Pain reliever triggered very high blood pressure

In their column, Joe and Teresa Graedon answer letters from readers. Write to them in care of this newspaper or email them via their Web site: Their newest book is “Top Screwups Doctors Make and How to Avoid Them.”

Q: I was prescribed high-dose ibuprofen for a knee injury. Two months later, I went to a new primary doctor. My blood pressure was 188/100. It is normally 120/70. Does ibuprofen raise blood pressure?

A: Ibuprofen and other nonsteroidal anti-inflammatory drugs can in fact raise blood pressure (BMC Cardiovascular Disorders, Oct. 24, 2012).

Doctors generally figure that if your blood pressure goes up on one of these drugs, you should take prescribed anti-hypertensive medicine. But if your knee is starting to heal, you might want to consider a different way of managing your discomfort.

Talk with your doctor about whether a topical NSAID such as Voltaren Gel might be one approach. Or perhaps you would benefit from an anti-inflammatory herbal medicine such as boswellia or curcumin, or a home remedy like tart cherry juice. You can learn about these options in our newly revised and expanded Guide to Alternatives for Arthritis, available online at www.

Q: After many years, my wife and I suspected problems related to her Nexium and my Prilosec. We both opted for probiotics instead.

That was four years ago. We had no trouble quitting, and we have not had heartburn since starting a probiotic regimen.

I am no longer diagnosed with Barrett’s esophagus. We use a product that has more than 60 billion organisms per dose, including 10 strains of bacteria plus a prebiotic.

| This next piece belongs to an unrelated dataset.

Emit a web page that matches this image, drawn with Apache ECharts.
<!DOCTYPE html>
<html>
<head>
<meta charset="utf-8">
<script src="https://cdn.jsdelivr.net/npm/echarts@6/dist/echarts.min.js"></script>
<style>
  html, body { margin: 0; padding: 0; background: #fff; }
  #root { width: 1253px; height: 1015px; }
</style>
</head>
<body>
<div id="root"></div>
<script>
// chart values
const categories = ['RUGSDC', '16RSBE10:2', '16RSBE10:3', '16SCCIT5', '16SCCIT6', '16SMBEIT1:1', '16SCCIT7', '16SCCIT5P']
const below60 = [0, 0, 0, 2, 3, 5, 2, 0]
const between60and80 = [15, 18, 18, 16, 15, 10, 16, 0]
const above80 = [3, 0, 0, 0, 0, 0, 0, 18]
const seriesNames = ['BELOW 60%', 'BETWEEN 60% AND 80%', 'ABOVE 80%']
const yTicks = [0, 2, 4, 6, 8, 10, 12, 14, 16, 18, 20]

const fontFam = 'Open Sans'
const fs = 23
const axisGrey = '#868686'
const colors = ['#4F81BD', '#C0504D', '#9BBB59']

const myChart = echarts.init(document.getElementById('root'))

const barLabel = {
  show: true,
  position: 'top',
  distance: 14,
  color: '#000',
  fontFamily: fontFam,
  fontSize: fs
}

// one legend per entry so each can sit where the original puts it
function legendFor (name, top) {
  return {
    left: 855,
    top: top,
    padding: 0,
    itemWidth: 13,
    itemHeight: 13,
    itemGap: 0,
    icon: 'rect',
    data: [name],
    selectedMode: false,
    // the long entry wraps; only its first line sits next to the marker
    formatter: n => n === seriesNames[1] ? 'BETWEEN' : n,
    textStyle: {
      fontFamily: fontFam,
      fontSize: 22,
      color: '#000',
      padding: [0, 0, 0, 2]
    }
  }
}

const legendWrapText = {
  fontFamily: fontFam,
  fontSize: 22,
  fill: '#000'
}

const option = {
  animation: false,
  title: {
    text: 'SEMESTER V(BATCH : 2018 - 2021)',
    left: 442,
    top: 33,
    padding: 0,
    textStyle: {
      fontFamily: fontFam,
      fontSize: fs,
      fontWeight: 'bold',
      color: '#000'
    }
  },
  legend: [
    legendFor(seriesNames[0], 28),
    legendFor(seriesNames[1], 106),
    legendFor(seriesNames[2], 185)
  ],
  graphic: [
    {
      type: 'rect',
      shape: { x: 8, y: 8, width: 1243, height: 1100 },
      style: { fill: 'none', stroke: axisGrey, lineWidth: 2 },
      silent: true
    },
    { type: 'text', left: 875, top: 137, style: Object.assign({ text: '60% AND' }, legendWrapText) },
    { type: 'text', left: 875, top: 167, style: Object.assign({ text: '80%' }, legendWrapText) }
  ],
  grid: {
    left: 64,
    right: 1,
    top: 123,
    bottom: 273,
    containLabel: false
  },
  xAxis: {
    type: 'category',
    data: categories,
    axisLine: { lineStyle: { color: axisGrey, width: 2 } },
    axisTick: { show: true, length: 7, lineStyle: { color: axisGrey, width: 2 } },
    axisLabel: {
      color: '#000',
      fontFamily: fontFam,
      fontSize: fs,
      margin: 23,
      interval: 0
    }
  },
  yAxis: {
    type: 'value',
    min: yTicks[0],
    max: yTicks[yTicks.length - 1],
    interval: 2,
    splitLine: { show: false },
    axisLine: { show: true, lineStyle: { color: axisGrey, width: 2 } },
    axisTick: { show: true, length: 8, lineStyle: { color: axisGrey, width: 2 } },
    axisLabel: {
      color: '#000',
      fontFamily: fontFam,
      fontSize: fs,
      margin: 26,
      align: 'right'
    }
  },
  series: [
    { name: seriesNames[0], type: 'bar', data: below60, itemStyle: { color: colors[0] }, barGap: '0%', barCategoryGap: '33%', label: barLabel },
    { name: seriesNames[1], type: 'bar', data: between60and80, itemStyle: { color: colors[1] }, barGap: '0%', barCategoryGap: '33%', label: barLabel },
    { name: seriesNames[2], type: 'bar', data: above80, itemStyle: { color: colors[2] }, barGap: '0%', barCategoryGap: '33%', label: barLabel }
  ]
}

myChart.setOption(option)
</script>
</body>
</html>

A: The importance of the bacteria living in the digestive tract has become increasingly clear in recent years. A diverse collection of bacteria is usually associated with good overall health.

Recent research has shown that people who consumed a specific probiotic yogurt every day changed their bacterial balance and reduced their problems with indigestion (BMJ Open Gastroenterology online, Sept. 16, 2016).

The field of probiotic therapy is still developing. We look forward to a time when doctors will be able to specify which probiotic strains will be most helpful for a particular digestive problem.

Q: I have been washing my hands obsessively and have been very careful not to touch my face. But many people around me have been sick with the flu, including a co-worker who dragged herself into the office despite a high fever.

I started with a little tickle in my throat Monday night, and by Tuesday morning I was really sick with fever, aches, chills and a terrible headache. I went straight to the doctor and was prescribed Tamiflu, which I immediately started taking.

I was too sick to do anything but try to sleep for two days. By the end of the second day, though, the fever was gone, and I started to feel a bit better. The next day, I felt well enough to go to work, and I was completely recovered the day after. Thank goodness for Tamiflu! Many of my co-workers were out a lot longer.

A: Oseltamivir (Tamiflu) can shorten a bout of the flu by up to a day and a half. That may not sound like much, but it makes a difference when you feel as terrible as you did. A recent review from Germany concluded that “The benefits of antiviral drugs … outweigh their risks” (Deutsches Arzteblatt International, Nov. 25, 2016).

The most common side effects of Tamiflu include digestive-tract upset and headache. Some people report psychological side effects. A rash requires immediate medical attention.